PROBLEM REQUIREMENTS => Set down, exactly as written, only the lines starting with the one that holds "Output the Python" and ending with the one that holds "1276, 1374, 1473]".

==*==

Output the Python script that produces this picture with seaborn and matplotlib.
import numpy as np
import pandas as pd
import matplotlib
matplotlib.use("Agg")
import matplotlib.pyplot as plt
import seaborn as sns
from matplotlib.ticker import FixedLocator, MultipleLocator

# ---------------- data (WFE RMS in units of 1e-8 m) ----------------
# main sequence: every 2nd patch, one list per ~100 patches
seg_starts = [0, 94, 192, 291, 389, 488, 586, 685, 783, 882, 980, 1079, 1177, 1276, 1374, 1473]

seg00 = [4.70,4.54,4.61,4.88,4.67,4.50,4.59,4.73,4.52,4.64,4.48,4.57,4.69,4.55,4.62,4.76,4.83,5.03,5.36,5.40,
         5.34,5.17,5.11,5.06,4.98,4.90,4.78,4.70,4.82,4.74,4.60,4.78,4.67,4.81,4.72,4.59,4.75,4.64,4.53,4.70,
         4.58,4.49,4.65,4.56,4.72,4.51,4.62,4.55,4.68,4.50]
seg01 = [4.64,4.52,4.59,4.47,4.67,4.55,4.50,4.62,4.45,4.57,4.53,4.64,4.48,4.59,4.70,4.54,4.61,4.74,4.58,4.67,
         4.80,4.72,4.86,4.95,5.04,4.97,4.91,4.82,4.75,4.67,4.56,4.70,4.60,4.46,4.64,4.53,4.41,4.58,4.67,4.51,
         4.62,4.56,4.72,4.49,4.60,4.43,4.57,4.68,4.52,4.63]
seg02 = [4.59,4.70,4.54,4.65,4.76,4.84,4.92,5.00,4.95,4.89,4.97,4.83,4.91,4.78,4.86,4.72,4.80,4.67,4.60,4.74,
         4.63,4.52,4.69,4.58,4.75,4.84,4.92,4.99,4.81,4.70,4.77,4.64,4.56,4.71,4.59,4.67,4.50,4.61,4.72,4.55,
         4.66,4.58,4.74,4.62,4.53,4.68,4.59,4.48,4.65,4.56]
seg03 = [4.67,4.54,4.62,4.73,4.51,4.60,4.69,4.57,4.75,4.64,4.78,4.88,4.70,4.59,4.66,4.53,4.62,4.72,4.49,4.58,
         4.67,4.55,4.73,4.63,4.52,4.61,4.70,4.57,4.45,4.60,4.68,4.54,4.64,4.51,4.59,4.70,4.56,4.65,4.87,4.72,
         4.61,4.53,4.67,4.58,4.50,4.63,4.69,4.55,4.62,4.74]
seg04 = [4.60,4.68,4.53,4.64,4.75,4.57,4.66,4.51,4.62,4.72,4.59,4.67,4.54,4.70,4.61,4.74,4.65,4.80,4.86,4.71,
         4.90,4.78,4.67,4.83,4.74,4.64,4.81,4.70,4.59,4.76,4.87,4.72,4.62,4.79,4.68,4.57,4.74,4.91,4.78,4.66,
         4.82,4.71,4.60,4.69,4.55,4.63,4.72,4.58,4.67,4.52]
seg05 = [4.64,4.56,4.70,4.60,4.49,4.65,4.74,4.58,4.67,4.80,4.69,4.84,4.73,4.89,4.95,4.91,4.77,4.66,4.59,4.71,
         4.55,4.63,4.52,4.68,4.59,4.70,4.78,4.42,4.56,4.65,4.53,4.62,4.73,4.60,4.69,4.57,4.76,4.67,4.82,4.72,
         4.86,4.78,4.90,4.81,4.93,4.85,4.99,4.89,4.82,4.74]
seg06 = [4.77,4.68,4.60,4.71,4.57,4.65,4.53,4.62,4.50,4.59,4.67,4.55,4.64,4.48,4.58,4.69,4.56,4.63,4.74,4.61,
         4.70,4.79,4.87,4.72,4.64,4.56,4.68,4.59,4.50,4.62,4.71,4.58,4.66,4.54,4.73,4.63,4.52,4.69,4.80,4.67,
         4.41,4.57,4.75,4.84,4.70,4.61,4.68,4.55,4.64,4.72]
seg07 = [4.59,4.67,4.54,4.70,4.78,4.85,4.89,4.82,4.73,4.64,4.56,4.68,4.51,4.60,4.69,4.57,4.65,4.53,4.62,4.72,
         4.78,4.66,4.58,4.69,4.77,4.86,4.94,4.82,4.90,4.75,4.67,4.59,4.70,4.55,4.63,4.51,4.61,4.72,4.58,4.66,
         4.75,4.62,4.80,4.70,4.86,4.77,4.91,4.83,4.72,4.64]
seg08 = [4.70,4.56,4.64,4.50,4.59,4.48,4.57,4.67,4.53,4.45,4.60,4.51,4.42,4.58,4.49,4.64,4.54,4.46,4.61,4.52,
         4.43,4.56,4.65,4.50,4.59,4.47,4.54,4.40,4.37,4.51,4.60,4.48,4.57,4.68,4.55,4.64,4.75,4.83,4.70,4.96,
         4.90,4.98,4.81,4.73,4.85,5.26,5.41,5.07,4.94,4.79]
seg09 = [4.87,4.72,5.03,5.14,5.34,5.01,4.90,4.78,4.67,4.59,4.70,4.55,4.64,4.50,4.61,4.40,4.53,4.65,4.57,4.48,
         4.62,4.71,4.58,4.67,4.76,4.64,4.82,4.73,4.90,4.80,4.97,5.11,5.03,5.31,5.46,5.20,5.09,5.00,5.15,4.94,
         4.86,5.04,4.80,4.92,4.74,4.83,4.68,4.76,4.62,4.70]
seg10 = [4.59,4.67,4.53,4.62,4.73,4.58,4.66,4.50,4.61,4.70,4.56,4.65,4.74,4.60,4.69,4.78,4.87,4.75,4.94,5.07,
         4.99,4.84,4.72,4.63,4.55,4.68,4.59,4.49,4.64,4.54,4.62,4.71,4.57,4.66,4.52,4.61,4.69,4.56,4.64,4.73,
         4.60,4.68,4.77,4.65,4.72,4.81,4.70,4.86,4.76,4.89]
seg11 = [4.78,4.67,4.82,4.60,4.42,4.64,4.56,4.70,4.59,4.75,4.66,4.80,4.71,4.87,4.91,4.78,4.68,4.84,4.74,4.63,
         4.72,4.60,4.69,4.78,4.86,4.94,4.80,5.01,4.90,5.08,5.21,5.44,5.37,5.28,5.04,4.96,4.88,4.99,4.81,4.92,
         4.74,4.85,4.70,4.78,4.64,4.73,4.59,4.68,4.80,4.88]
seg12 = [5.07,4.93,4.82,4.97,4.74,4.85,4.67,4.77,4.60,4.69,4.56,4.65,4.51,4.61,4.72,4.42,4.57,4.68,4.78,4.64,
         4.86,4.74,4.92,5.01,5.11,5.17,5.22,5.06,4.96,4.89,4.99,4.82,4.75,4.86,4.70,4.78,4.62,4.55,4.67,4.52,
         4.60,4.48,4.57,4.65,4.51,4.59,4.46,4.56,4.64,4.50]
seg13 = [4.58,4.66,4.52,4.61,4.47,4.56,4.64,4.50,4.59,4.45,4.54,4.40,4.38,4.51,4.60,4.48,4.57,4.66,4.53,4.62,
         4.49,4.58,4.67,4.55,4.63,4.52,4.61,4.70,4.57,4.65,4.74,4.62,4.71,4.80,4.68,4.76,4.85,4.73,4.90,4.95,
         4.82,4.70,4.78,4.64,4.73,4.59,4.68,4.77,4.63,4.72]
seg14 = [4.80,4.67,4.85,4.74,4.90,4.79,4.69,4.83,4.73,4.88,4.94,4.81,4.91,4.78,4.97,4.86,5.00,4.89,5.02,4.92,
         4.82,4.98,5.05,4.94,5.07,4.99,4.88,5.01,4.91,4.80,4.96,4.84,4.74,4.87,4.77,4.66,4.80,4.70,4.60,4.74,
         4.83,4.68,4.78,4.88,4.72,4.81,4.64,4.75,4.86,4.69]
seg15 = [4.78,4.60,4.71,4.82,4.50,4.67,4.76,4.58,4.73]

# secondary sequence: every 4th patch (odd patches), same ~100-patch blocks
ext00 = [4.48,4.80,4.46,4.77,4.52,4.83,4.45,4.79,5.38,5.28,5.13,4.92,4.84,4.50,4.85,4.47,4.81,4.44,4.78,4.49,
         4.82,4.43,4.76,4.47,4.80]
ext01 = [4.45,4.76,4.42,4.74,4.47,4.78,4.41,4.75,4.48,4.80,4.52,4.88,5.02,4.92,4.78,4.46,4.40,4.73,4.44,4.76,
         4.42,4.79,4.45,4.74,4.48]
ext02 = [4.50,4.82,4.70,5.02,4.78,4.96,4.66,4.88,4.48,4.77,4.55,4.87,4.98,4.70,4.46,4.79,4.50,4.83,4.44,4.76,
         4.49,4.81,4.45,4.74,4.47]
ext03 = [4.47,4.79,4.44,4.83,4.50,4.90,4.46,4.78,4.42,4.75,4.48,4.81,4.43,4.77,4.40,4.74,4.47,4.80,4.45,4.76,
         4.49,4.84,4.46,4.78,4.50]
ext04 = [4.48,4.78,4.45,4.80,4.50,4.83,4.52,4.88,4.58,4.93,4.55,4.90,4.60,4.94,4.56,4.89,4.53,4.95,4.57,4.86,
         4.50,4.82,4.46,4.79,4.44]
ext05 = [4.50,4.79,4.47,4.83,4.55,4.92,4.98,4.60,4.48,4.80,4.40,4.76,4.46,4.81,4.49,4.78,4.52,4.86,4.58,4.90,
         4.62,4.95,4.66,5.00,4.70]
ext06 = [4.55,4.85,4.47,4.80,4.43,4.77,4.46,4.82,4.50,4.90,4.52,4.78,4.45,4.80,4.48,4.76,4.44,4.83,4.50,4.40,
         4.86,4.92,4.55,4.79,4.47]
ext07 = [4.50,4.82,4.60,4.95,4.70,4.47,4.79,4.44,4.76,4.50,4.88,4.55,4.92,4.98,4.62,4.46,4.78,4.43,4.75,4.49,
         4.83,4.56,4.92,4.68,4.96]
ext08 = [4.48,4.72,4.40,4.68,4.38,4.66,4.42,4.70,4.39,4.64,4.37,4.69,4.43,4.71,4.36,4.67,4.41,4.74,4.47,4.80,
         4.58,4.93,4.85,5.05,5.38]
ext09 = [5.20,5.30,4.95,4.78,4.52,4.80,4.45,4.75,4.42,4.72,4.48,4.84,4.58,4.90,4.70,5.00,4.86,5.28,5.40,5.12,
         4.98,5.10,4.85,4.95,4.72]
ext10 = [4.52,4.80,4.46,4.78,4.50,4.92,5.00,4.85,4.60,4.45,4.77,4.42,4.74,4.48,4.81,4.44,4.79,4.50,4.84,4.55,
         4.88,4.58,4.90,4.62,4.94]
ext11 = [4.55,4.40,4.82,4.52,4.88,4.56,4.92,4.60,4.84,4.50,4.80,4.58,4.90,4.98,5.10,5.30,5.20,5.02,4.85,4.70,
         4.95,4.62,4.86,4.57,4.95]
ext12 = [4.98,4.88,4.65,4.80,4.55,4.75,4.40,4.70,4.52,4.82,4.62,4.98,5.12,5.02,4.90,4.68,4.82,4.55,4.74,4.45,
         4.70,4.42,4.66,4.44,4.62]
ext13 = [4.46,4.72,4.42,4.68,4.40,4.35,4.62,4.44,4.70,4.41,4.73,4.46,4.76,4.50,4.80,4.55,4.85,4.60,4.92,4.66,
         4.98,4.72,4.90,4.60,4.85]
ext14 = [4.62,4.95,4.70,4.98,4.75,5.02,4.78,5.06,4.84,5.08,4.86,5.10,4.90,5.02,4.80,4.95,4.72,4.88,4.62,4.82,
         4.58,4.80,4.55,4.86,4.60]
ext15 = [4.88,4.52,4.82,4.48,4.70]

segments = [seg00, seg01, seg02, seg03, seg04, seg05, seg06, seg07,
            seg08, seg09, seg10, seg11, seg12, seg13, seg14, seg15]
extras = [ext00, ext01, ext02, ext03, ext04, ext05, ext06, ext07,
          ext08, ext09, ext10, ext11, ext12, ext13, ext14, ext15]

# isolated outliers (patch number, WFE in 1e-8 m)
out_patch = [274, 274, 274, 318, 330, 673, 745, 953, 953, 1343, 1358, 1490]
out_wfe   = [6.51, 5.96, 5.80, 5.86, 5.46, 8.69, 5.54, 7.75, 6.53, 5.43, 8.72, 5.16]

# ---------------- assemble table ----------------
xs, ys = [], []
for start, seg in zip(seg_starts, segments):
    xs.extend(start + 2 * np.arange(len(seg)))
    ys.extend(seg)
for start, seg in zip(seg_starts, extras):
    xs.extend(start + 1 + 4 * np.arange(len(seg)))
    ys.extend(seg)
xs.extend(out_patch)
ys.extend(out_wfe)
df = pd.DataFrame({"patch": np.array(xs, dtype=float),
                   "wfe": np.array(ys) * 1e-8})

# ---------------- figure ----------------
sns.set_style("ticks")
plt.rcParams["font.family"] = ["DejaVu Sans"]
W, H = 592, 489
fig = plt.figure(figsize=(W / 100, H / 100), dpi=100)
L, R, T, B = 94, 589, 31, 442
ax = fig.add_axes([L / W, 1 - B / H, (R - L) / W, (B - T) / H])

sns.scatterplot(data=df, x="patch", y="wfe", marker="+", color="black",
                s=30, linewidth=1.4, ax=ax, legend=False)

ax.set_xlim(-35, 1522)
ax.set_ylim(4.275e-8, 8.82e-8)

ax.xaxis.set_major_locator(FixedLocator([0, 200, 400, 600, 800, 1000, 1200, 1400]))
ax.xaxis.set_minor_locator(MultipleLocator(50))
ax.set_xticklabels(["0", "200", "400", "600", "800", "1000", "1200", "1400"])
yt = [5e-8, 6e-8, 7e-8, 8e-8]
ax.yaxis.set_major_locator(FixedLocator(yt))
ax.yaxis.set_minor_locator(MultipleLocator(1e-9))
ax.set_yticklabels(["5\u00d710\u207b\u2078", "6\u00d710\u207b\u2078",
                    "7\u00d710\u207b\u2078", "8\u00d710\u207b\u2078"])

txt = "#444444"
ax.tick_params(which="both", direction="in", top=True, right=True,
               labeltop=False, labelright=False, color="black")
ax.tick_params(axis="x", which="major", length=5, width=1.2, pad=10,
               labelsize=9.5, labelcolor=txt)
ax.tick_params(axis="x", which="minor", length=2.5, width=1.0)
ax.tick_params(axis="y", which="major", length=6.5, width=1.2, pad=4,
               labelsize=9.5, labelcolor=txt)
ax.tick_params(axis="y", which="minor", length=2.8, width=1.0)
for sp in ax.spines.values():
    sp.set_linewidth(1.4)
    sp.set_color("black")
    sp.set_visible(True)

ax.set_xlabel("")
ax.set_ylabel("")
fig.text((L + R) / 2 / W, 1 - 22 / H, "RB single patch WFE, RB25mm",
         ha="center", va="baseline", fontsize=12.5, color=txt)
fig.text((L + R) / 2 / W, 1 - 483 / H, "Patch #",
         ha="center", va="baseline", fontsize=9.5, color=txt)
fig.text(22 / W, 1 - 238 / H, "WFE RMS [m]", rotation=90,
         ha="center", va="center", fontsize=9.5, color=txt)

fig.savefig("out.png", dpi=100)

==*==

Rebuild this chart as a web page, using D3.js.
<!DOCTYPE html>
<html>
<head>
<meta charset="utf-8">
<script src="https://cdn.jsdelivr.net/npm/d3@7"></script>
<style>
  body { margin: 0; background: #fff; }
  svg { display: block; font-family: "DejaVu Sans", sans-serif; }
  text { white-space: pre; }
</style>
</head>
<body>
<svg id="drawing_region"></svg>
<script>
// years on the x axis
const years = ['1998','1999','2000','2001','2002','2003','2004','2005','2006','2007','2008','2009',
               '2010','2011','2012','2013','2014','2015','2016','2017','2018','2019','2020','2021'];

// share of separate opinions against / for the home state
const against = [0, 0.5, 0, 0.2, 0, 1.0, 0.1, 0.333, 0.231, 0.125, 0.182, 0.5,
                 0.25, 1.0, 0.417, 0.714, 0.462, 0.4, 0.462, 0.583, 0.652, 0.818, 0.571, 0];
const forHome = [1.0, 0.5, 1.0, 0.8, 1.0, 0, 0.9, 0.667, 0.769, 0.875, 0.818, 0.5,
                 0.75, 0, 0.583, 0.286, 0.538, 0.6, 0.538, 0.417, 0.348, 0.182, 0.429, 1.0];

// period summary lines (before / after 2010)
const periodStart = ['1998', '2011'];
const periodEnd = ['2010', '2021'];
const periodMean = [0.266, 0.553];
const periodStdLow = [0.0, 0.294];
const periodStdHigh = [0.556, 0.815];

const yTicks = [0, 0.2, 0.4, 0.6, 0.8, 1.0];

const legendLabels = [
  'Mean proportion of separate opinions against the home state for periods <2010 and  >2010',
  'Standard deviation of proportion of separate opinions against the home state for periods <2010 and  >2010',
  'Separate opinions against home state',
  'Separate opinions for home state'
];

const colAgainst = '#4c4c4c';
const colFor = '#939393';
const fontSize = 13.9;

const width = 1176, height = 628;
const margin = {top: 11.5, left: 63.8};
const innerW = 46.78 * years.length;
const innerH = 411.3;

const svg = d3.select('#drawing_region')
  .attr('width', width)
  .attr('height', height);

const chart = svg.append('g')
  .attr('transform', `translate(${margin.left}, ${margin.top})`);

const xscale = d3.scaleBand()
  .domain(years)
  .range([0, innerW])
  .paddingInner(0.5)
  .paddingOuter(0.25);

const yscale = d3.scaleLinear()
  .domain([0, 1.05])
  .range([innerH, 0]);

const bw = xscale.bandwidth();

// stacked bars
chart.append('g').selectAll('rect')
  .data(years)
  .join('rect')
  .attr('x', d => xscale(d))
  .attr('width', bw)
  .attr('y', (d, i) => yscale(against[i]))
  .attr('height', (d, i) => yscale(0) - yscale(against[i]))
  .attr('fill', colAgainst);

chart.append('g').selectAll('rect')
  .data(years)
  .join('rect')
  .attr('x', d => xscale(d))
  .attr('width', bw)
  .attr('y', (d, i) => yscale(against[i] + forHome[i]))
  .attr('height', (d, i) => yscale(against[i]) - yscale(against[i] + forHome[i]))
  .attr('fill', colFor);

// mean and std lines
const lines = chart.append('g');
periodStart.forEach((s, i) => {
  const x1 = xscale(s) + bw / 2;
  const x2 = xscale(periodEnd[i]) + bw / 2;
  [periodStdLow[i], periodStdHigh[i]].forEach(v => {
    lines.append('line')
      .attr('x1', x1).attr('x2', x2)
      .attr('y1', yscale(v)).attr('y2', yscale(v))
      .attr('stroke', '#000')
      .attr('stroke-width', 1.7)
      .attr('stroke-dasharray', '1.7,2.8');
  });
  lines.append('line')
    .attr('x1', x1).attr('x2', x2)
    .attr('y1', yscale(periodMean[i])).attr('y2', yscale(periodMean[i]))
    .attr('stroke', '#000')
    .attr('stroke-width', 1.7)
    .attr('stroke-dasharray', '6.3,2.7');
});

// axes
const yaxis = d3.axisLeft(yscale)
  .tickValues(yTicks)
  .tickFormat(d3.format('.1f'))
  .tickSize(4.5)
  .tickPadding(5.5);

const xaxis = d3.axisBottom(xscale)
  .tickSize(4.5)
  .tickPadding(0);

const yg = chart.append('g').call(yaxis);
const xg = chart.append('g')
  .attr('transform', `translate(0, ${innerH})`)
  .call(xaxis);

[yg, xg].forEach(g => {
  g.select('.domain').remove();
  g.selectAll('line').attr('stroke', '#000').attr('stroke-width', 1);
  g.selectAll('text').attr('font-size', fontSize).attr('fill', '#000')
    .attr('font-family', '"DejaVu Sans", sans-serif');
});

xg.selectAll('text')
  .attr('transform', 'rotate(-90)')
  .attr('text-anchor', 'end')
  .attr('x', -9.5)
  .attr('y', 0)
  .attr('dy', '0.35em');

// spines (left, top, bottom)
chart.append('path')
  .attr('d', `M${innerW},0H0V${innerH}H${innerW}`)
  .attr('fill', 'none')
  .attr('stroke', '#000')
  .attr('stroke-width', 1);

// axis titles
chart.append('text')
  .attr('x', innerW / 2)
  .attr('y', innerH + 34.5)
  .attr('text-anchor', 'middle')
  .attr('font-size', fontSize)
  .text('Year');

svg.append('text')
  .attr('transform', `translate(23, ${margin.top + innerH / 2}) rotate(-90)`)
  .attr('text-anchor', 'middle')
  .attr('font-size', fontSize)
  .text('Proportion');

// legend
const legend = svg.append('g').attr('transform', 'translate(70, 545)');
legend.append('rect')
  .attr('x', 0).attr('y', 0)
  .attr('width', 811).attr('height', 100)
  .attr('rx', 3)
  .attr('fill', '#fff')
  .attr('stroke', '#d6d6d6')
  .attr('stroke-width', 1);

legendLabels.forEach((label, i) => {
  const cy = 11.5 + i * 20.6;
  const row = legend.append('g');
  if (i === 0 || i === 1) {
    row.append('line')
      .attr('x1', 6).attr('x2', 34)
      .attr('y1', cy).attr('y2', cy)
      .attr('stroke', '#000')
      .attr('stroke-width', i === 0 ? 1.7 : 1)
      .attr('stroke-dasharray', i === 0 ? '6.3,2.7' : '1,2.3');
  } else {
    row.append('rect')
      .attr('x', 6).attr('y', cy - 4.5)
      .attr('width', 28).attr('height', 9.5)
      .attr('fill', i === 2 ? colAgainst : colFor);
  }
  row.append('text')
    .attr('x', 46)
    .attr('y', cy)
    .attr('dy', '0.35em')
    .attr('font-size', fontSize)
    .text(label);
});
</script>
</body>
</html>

==*==

RESULT OF THE TASK =>
Output the Python script that produces this picture with seaborn and matplotlib.
import numpy as np
import pandas as pd
import matplotlib
matplotlib.use("Agg")
import matplotlib.pyplot as plt
import seaborn as sns
from matplotlib.ticker import FixedLocator, MultipleLocator

# ---------------- data (WFE RMS in units of 1e-8 m) ----------------
# main sequence: every 2nd patch, one list per ~100 patches
seg_starts = [0, 94, 192, 291, 389, 488, 586, 685, 783, 882, 980, 1079, 1177, 1276, 1374, 1473]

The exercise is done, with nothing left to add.